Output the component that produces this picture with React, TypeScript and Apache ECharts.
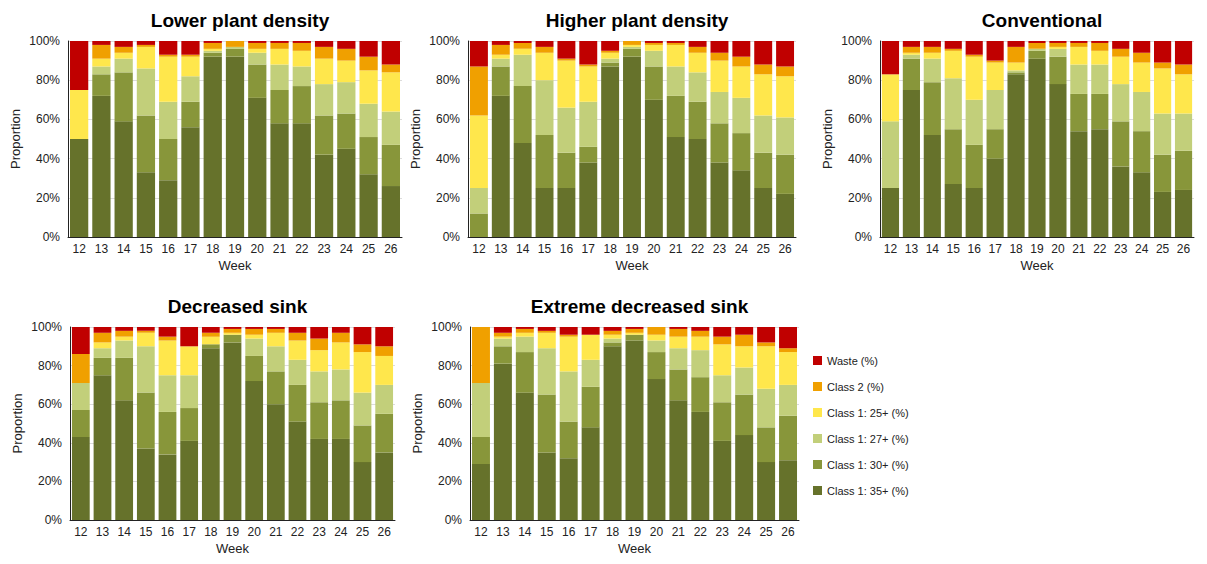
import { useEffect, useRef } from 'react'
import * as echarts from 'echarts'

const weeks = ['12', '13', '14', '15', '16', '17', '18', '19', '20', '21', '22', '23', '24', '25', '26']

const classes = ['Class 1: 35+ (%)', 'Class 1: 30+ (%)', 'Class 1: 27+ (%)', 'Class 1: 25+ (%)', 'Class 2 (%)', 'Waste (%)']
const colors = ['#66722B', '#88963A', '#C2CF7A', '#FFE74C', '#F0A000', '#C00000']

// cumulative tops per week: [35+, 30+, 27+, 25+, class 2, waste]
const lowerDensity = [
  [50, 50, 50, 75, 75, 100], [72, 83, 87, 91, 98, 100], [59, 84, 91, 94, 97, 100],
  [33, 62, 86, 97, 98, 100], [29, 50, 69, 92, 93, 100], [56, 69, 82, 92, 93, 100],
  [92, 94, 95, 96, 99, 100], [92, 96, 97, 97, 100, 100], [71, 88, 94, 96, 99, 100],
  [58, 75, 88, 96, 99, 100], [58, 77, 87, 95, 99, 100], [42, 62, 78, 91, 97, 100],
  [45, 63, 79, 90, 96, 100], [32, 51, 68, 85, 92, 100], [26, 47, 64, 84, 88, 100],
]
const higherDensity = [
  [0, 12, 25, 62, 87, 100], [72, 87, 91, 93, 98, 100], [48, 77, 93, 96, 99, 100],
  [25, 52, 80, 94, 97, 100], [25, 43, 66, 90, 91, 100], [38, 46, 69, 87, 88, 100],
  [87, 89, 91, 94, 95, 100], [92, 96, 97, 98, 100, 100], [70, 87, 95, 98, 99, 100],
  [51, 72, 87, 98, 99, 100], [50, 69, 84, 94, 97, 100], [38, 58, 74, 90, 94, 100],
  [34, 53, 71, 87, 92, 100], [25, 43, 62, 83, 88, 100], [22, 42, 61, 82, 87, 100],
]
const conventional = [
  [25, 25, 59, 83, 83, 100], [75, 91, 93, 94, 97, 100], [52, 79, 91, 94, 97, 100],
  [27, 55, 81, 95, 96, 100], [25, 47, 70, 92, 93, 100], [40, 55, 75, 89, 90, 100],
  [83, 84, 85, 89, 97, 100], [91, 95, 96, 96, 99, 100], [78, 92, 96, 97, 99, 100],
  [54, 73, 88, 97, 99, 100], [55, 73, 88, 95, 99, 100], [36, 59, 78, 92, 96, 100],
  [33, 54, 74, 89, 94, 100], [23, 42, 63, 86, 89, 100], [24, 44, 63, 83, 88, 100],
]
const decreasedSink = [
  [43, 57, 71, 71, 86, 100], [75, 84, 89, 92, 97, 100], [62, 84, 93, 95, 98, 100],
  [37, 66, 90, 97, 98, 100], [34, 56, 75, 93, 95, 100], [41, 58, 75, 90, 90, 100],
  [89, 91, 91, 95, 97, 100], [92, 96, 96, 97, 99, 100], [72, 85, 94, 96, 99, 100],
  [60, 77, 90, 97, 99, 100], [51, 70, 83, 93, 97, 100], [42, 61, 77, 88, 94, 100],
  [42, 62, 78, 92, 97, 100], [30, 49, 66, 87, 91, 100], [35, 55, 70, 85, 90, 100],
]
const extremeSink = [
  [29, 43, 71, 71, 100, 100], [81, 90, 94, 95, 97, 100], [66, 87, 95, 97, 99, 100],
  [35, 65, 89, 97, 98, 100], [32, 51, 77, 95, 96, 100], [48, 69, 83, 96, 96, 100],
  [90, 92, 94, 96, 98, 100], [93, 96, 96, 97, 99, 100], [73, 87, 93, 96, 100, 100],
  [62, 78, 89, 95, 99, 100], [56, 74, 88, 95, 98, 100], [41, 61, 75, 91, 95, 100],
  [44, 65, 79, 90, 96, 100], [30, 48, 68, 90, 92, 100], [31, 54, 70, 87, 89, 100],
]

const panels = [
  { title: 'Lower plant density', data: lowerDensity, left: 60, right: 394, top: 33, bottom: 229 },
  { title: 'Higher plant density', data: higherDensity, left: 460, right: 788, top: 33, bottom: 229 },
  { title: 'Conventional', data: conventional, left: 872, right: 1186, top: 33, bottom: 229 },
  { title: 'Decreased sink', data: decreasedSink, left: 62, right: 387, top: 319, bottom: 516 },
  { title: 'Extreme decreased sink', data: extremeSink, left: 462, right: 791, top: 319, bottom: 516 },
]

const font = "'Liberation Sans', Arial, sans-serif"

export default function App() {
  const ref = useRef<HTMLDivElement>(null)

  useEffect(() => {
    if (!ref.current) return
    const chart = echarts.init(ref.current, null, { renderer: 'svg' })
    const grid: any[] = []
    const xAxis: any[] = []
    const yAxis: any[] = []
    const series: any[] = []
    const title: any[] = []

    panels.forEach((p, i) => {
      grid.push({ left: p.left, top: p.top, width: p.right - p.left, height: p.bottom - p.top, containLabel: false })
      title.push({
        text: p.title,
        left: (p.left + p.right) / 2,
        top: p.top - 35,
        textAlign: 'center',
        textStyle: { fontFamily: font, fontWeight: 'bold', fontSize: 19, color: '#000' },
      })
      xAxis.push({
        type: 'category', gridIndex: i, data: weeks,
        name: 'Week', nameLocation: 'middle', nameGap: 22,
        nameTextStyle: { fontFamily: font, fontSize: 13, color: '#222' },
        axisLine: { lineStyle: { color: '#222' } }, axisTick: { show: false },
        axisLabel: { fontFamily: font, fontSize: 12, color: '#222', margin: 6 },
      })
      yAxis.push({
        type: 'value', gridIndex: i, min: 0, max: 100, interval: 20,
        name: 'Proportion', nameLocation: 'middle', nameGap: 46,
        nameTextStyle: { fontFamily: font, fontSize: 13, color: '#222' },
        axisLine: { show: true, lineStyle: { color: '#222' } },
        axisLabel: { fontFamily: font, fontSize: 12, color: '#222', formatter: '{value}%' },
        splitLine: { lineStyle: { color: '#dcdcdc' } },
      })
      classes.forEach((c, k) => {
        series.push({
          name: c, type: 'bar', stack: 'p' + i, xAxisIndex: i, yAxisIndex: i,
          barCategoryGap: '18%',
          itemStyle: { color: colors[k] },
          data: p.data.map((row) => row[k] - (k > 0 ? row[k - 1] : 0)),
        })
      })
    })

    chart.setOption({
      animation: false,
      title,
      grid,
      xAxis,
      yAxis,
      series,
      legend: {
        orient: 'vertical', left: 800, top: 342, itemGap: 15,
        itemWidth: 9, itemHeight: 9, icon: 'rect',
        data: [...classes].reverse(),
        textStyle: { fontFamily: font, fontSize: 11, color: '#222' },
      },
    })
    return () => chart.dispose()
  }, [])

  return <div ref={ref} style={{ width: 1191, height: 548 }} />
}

----

** CHALLENGE **
Would you return the data exactly as written, without the pictures?

** ANSWER TO THIS TASK **
Output the component that produces this picture with React, TypeScript and Apache ECharts.
import { useEffect, useRef } from 'react'
import * as echarts from 'echarts'

const weeks = ['12', '13', '14', '15', '16', '17', '18', '19', '20', '21', '22', '23', '24', '25', '26']

const classes = ['Class 1: 35+ (%)', 'Class 1: 30+ (%)', 'Class 1: 27+ (%)', 'Class 1: 25+ (%)', 'Class 2 (%)', 'Waste (%)']
const colors = ['#66722B', '#88963A', '#C2CF7A', '#FFE74C', '#F0A000', '#C00000']

// cumulative tops per week: [35+, 30+, 27+, 25+, class 2, waste]
const lowerDensity = [
  [50, 50, 50, 75, 75, 100], [72, 83, 87, 91, 98, 100], [59, 84, 91, 94, 97, 100],
  [33, 62, 86, 97, 98, 100], [29, 50, 69, 92, 93, 100], [56, 69, 82, 92, 93, 100],
  [92, 94, 95, 96, 99, 100], [92, 96, 97, 97, 100, 100], [71, 88, 94, 96, 99, 100],
  [58, 75, 88, 96, 99, 100], [58, 77, 87, 95, 99, 100], [42, 62, 78, 91, 97, 100],
  [45, 63, 79, 90, 96, 100], [32, 51, 68, 85, 92, 100], [26, 47, 64, 84, 88, 100],
]
const higherDensity = [
  [0, 12, 25, 62, 87, 100], [72, 87, 91, 93, 98, 100], [48, 77, 93, 96, 99, 100],
  [25, 52, 80, 94, 97, 100], [25, 43, 66, 90, 91, 100], [38, 46, 69, 87, 88, 100],
  [87, 89, 91, 94, 95, 100], [92, 96, 97, 98, 100, 100], [70, 87, 95, 98, 99, 100],
  [51, 72, 87, 98, 99, 100], [50, 69, 84, 94, 97, 100], [38, 58, 74, 90, 94, 100],
  [34, 53, 71, 87, 92, 100], [25, 43, 62, 83, 88, 100], [22, 42, 61, 82, 87, 100],
]
const conventional = [
  [25, 25, 59, 83, 83, 100], [75, 91, 93, 94, 97, 100], [52, 79, 91, 94, 97, 100],
  [27, 55, 81, 95, 96, 100], [25, 47, 70, 92, 93, 100], [40, 55, 75, 89, 90, 100],
  [83, 84, 85, 89, 97, 100], [91, 95, 96, 96, 99, 100], [78, 92, 96, 97, 99, 100],
  [54, 73, 88, 97, 99, 100], [55, 73, 88, 95, 99, 100], [36, 59, 78, 92, 96, 100],
  [33, 54, 74, 89, 94, 100], [23, 42, 63, 86, 89, 100], [24, 44, 63, 83, 88, 100],
]
const decreasedSink = [
  [43, 57, 71, 71, 86, 100], [75, 84, 89, 92, 97, 100], [62, 84, 93, 95, 98, 100],
  [37, 66, 90, 97, 98, 100], [34, 56, 75, 93, 95, 100], [41, 58, 75, 90, 90, 100],
  [89, 91, 91, 95, 97, 100], [92, 96, 96, 97, 99, 100], [72, 85, 94, 96, 99, 100],
  [60, 77, 90, 97, 99, 100], [51, 70, 83, 93, 97, 100], [42, 61, 77, 88, 94, 100],
  [42, 62, 78, 92, 97, 100], [30, 49, 66, 87, 91, 100], [35, 55, 70, 85, 90, 100],
]
const extremeSink = [
  [29, 43, 71, 71, 100, 100], [81, 90, 94, 95, 97, 100], [66, 87, 95, 97, 99, 100],
  [35, 65, 89, 97, 98, 100], [32, 51, 77, 95, 96, 100], [48, 69, 83, 96, 96, 100],
  [90, 92, 94, 96, 98, 100], [93, 96, 96, 97, 99, 100], [73, 87, 93, 96, 100, 100],
  [62, 78, 89, 95, 99, 100], [56, 74, 88, 95, 98, 100], [41, 61, 75, 91, 95, 100],
  [44, 65, 79, 90, 96, 100], [30, 48, 68, 90, 92, 100], [31, 54, 70, 87, 89, 100],
]

const panels = [
  { title: 'Lower plant density', data: lowerDensity, left: 60, right: 394, top: 33, bottom: 229 },
  { title: 'Higher plant density', data: higherDensity, left: 460, right: 788, top: 33, bottom: 229 },
  { title: 'Conventional', data: conventional, left: 872, right: 1186, top: 33, bottom: 229 },
  { title: 'Decreased sink', data: decreasedSink, left: 62, right: 387, top: 319, bottom: 516 },
  { title: 'Extreme decreased sink', data: extremeSink, left: 462, right: 791, top: 319, bottom: 516 },
]

const font = "'Liberation Sans', Arial, sans-serif"

export default function App() {
  const ref = useRef<HTMLDivElement>(null)

  useEffect(() => {
    if (!ref.current) return
    const chart = echarts.init(ref.current, null, { renderer: 'svg' })
    const grid: any[] = []
    const xAxis: any[] = []
    const yAxis: any[] = []
    const series: any[] = []
    const title: any[] = []

    panels.forEach((p, i) => {
      grid.push({ left: p.left, top: p.top, width: p.right - p.left, height: p.bottom - p.top, containLabel: false })
      title.push({
        text: p.title,
        left: (p.left + p.right) / 2,
        top: p.top - 35,
        textAlign: 'center',
        textStyle: { fontFamily: font, fontWeight: 'bold', fontSize: 19, color: '#000' },
      })
      xAxis.push({
        type: 'category', gridIndex: i, data: weeks,
        name: 'Week', nameLocation: 'middle', nameGap: 22,
        nameTextStyle: { fontFamily: font, fontSize: 13, color: '#222' },
        axisLine: { lineStyle: { color: '#222' } }, axisTick: { show: false },
        axisLabel: { fontFamily: font, fontSize: 12, color: '#222', margin: 6 },
      })
      yAxis.push({
        type: 'value', gridIndex: i, min: 0, max: 100, interval: 20,
        name: 'Proportion', nameLocation: 'middle', nameGap: 46,
        nameTextStyle: { fontFamily: font, fontSize: 13, color: '#222' },
        axisLine: { show: true, lineStyle: { color: '#222' } },
        axisLabel: { fontFamily: font, fontSize: 12, color: '#222', formatter: '{value}%' },
        splitLine: { lineStyle: { color: '#dcdcdc' } },
      })
      classes.forEach((c, k) => {
        series.push({
          name: c, type: 'bar', stack: 'p' + i, xAxisIndex: i, yAxisIndex: i,
          barCategoryGap: '18%',
          itemStyle: { color: colors[k] },
          data: p.data.map((row) => row[k] - (k > 0 ? row[k - 1] : 0)),
        })
      })
    })

    chart.setOption({
      animation: false,
      title,
      grid,
      xAxis,
      yAxis,
      series,
      legend: {
        orient: 'vertical', left: 800, top: 342, itemGap: 15,
        itemWidth: 9, itemHeight: 9, icon: 'rect',
        data: [...classes].reverse(),
        textStyle: { fontFamily: font, fontSize: 11, color: '#222' },
      },
    })
    return () => chart.dispose()
  }, [])

  return <div ref={ref} style={{ width: 1191, height: 548 }} />
}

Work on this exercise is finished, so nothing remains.